### Data listing
==============================
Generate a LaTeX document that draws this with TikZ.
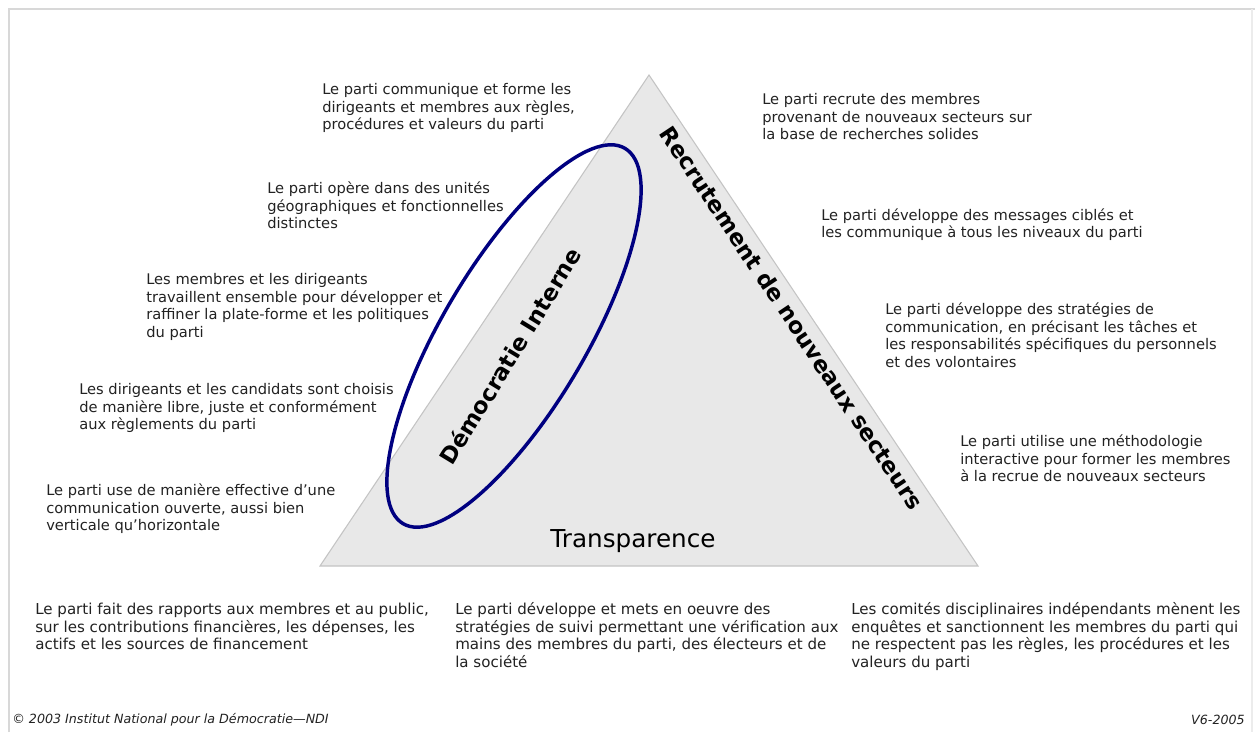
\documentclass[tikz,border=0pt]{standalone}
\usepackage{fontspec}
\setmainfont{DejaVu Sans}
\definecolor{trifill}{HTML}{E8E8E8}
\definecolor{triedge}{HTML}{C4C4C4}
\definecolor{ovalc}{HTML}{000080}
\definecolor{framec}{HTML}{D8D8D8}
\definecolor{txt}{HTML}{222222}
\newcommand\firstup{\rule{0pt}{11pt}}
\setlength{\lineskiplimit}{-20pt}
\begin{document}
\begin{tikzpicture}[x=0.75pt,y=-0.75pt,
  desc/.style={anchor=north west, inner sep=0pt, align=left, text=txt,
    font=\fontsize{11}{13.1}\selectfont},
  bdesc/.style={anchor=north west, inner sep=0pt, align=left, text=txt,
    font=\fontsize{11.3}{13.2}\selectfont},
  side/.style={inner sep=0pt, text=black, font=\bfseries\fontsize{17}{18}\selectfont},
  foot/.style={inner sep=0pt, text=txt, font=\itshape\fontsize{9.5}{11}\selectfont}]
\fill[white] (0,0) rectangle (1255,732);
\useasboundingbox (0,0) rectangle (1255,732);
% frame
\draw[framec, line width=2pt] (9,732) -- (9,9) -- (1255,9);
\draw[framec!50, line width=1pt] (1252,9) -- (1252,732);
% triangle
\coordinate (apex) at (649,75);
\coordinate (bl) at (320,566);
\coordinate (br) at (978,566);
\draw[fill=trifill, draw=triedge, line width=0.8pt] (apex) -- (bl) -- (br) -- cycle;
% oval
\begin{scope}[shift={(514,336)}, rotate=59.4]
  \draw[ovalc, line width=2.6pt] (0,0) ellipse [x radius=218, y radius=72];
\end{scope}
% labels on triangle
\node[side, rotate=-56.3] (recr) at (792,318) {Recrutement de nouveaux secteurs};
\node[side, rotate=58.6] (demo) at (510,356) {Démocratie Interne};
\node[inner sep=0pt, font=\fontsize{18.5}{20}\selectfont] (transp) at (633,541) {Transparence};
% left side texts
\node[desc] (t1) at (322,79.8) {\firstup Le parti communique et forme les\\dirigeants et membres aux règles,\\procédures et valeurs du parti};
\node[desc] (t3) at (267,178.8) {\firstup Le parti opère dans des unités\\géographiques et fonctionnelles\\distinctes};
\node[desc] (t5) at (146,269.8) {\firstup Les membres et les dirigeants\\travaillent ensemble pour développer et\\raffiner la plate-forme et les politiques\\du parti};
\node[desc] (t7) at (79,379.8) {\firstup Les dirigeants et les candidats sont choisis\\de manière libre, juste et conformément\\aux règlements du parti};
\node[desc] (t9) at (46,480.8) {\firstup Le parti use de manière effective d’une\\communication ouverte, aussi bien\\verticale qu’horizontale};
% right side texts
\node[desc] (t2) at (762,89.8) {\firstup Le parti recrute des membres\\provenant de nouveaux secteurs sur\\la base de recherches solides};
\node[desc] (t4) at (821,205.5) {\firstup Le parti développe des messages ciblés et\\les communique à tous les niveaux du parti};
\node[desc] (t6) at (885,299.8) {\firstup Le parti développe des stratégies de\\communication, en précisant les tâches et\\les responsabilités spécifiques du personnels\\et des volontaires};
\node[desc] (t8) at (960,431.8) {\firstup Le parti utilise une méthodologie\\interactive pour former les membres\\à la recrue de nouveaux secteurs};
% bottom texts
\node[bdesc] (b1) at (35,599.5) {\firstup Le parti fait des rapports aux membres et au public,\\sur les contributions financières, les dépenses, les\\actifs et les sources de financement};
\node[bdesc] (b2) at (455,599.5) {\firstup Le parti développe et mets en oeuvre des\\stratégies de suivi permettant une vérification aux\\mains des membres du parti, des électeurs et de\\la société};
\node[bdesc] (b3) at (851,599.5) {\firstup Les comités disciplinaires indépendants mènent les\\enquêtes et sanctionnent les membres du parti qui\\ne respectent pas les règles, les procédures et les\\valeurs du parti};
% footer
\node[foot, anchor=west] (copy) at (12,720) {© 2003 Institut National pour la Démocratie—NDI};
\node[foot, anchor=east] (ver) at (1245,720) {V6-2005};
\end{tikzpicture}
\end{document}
==============================
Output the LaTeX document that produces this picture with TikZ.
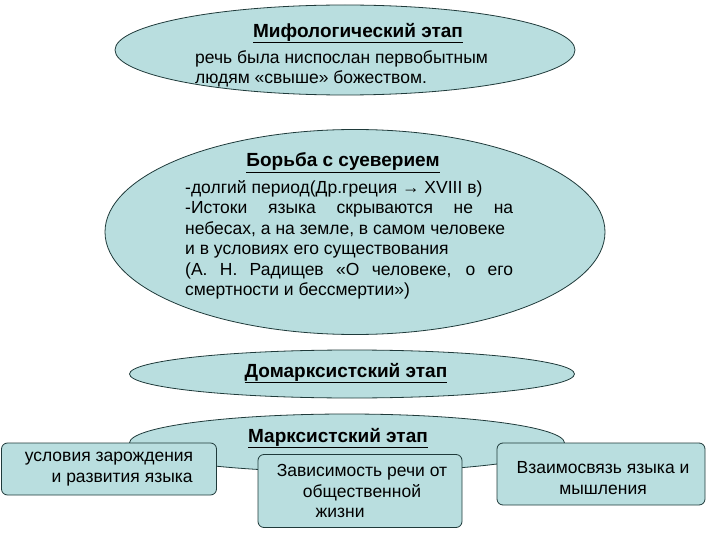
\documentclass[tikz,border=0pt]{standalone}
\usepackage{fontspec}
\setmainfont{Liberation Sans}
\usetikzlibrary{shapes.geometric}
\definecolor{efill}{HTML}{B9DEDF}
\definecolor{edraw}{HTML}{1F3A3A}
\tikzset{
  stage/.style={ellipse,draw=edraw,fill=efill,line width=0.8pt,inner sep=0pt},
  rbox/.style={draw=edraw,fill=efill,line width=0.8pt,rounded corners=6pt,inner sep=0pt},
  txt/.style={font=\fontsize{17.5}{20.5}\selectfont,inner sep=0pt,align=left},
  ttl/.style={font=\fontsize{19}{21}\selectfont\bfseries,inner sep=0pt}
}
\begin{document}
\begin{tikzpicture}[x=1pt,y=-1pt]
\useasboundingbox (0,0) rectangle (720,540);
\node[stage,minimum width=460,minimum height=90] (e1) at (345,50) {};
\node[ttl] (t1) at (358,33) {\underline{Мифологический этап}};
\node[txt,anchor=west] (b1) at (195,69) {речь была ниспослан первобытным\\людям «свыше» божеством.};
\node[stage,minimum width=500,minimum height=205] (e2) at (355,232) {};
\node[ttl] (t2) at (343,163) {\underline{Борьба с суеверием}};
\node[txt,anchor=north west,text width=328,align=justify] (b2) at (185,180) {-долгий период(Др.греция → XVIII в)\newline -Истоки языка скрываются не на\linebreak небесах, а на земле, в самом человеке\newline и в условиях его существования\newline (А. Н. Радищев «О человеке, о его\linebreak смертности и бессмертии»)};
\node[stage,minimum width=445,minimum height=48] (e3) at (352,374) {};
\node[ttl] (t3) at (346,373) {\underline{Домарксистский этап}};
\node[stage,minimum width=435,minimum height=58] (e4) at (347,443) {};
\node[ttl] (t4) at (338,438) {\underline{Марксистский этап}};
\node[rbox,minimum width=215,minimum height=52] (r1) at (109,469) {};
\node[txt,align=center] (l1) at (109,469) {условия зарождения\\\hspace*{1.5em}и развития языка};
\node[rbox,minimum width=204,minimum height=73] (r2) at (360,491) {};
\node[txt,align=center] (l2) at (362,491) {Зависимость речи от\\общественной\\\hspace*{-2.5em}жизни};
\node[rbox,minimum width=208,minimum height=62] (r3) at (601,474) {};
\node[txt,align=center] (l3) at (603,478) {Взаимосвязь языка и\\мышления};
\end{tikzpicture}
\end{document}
==============================
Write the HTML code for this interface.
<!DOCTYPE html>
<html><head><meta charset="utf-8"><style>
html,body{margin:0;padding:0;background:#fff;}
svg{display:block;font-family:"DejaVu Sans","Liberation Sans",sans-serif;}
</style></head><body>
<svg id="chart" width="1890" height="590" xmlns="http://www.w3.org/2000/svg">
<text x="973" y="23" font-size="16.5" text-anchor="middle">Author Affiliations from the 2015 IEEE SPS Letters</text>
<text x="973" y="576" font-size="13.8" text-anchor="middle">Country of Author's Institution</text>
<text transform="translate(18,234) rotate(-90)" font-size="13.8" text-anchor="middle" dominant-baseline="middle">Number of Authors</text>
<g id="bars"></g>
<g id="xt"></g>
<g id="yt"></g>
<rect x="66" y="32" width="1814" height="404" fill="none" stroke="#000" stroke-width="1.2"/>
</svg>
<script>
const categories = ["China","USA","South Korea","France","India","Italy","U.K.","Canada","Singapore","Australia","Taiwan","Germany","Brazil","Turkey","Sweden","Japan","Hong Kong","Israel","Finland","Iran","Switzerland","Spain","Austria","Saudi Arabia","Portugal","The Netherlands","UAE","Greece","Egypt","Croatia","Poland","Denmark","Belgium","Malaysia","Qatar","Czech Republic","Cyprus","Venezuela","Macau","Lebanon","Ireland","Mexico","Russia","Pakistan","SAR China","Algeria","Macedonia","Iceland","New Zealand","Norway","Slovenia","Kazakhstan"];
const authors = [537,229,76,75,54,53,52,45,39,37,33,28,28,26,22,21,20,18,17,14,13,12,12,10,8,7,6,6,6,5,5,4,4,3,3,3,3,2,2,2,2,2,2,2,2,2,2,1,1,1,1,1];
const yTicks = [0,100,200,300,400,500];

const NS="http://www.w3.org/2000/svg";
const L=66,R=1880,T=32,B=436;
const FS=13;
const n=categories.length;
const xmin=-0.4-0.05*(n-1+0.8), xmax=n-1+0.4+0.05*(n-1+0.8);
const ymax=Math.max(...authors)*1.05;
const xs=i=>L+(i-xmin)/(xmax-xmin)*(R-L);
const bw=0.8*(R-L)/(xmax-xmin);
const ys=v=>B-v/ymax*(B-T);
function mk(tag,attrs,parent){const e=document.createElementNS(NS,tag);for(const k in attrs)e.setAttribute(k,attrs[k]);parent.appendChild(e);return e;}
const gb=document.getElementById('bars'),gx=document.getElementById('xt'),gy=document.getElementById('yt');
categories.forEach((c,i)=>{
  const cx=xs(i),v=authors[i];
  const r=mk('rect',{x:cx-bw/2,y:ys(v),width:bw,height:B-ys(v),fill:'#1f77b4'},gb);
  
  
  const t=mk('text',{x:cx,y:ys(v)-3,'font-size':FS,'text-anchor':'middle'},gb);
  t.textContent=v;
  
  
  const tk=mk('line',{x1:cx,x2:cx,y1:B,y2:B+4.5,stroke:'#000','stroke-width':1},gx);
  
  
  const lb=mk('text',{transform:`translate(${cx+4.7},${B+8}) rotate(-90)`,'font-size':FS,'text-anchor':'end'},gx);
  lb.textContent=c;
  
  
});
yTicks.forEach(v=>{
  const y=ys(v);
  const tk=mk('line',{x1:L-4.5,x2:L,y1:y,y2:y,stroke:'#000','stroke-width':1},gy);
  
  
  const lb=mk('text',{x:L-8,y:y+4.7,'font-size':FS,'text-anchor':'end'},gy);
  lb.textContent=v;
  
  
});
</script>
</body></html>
==============================
### Goal of the exercise
For the data above, state only how many lines include the word "with".

### Task result
2